Perintah ini dikeluarkan setelah hampir empat bulan terjadi protes mematikan terhadap tindakan tersebut.
Demonstrasi telah melanda Iran sejak kematian Mahsa Amini dalam tahanan, pada 16 September 2022.
Wanita ini merupakan seorang etnis Kurdi berusia 22 tahun, yang ditangkap di Teheran karena diduga gagal mematuhi hukum.
Sejak pecahnya aksi protes, unit polisi moralitas yang bertugas menegakkan aturan jilbab kurang terlihat. Banyak perempuan turun ke jalan tanpa mematuhi aturan wajib berjilbab.
Dilansir di Arab News, Rabu (11/1/2023), pihak berwenang Iran dilaporkan mengisyaratkan toleransi yang berkurang sejak awal tahun.
Muncul peringatan dari polisi, bahwa wanita harus mengenakan jilbab bahkan di dalam mobil.
Kantor berita Mehr melaporkan jaksa agung telah mengeluarkan arahan, yang mana memerintahkan polisi untuk memberikan hukuman dengan tegas kepada setiap pelanggaran jilbab.

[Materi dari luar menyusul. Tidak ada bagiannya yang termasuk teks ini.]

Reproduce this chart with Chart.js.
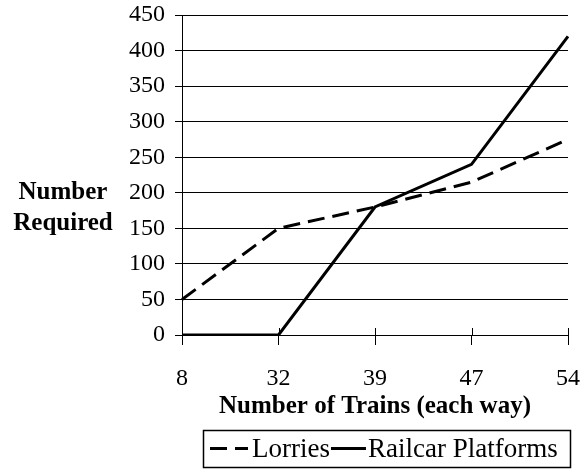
<!DOCTYPE html>
<html>
<head>
<meta charset="utf-8">
<script src="https://cdn.jsdelivr.net/npm/chart.js@4.4.0/dist/chart.umd.min.js"></script>
<style>
  html, body { margin: 0; padding: 0; background: #fff; }
  #wrap { width: 585px; height: 470px; }
</style>
</head>
<body>
<div id="wrap"><canvas id="myChart" width="585" height="470"></canvas></div>
<script>
// dados
const trens = ['8', '32', '39', '47', '54'];
const lorries = [50, 150, 180, 215, 275];
const railcar = [0, 0, 180, 240, 420];
const yTicks = [0, 50, 100, 150, 200, 250, 300, 350, 400, 450];

const fonte = '"Liberation Serif", "Times New Roman", serif';

// títulos dos eixos, traços internos e legenda com moldura
const extras = {
    id: 'extras',
    afterDraw(chart) {
        const ctx = chart.ctx;
        const area = chart.chartArea;
        const xs = chart.scales.x;
        ctx.save();
        ctx.fillStyle = '#000';
        ctx.strokeStyle = '#000';

        // traços do eixo x para dentro
        ctx.lineWidth = 1;
        trens.forEach((t, i) => {
            const x = Math.round(xs.getPixelForValue(i)) + 0.5;
            ctx.beginPath();
            ctx.moveTo(x, area.bottom - 7);
            ctx.lineTo(x, area.bottom);
            ctx.stroke();
        });

        // título y (horizontal, duas linhas)
        ctx.font = 'bold 25px ' + fonte;
        ctx.textAlign = 'center';
        ctx.textBaseline = 'middle';
        ctx.fillText('Number', 63, 193);
        ctx.fillText('Required', 63, 224);

        // título x
        ctx.fillText('Number of Trains (each way)', (area.left + area.right) / 2, 407);

        // legenda
        const top = 430, bottom = 467, left = 203, right = 570;
        const meio = (top + bottom) / 2;
        ctx.lineWidth = 1.5;
        ctx.strokeRect(left + 0.5, top + 0.5, right - left, bottom - top);
        ctx.font = '27px ' + fonte;
        ctx.textAlign = 'left';

        ctx.lineWidth = 3;
        ctx.setLineDash([17, 8]);
        ctx.beginPath();
        ctx.moveTo(210, meio);
        ctx.lineTo(248, meio);
        ctx.stroke();
        ctx.setLineDash([]);
        ctx.fillText('Lorries', 252, meio + 1);

        const x2 = 252 + ctx.measureText('Lorries').width;
        ctx.beginPath();
        ctx.moveTo(x2 + 1, meio);
        ctx.lineTo(x2 + 36, meio);
        ctx.stroke();
        ctx.fillText('Railcar Platforms', x2 + 38, meio + 1);
        ctx.restore();
    }
};

const ctx = document.getElementById('myChart').getContext('2d');
const myChart = new Chart(ctx, {
    type: 'line',
    data: {
        labels: trens,
        datasets: [{
            label: 'Lorries',
            data: lorries,
            borderColor: '#000',
            borderWidth: 3,
            borderDash: [17, 8],
            pointRadius: 0,
            tension: 0
        }, {
            label: 'Railcar Platforms',
            data: railcar,
            borderColor: '#000',
            borderWidth: 3,
            pointRadius: 0,
            tension: 0
        }]
    },
    options: {
        responsive: false,
        animation: false,
        layout: {
            padding: { top: 15, right: 17, bottom: 0, left: 0 }
        },
        plugins: {
            legend: { display: false },
            tooltip: { enabled: false }
        },
        scales: {
            x: {
                type: 'category',
                offset: false,
                afterFit: (scale) => {
                    scale.height = 135;
                    scale.paddingLeft = 0;
                    scale.paddingRight = 0;
                },
                grid: {
                    drawOnChartArea: false,
                    drawTicks: true,
                    tickLength: 10,
                    color: '#000'
                },
                border: { color: '#000', width: 1 },
                ticks: {
                    color: '#000',
                    padding: 19,
                    maxRotation: 0,
                    font: { family: fonte, size: 24 }
                }
            },
            y: {
                min: 0,
                max: 450,
                afterFit: (scale) => {
                    scale.width = 182;
                    scale.paddingTop = 0;
                    scale.paddingBottom = 0;
                },
                afterBuildTicks: (scale) => {
                    scale.ticks = yTicks.map(v => ({ value: v }));
                },
                grid: {
                    color: '#000',
                    lineWidth: 1,
                    tickLength: 7
                },
                border: { color: '#000', width: 1 },
                ticks: {
                    color: '#000',
                    padding: 10,
                    font: { family: fonte, size: 24 }
                }
            }
        }
    },
    plugins: [extras]
});
</script>
</body>
</html>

"Pengadilan harus menghukum para pelanggar, serta mendenda mereka, dengan hukuman tambahan seperti pengasingan, larangan mempraktikkan profesi tertentu dan menutup tempat kerja," tulis laporan itu mengutip pernyataan pengadilan.
Baca juga: Islam akan Jadi Agama Mayoritas di 13 Negara Eropa pada 2085, Ini Daftarnya
Iran telah mengeksekusi empat orang atas protes yang dipicu oleh kematian Amini dalam tahanan polisi moralitas. 13 lainnya telah dijatuhi hukuman mati, sementara enam lainnya diberikan persidangan ulang.
Pihak berwenang mengatakan ratusan orang, termasuk personel keamanan, telah tewas. Di sisi lain, ribuan orang ditangkap sehubungan dengan protes, yang umumnya digambarkan sebagai "kerusuhan".
Dalam beberapa pekan terakhir, pengadilan telah menutup beberapa kafe dan restoran yang melayani perempuan Iran tanpa mengenakan pentup kepala atau jilbab.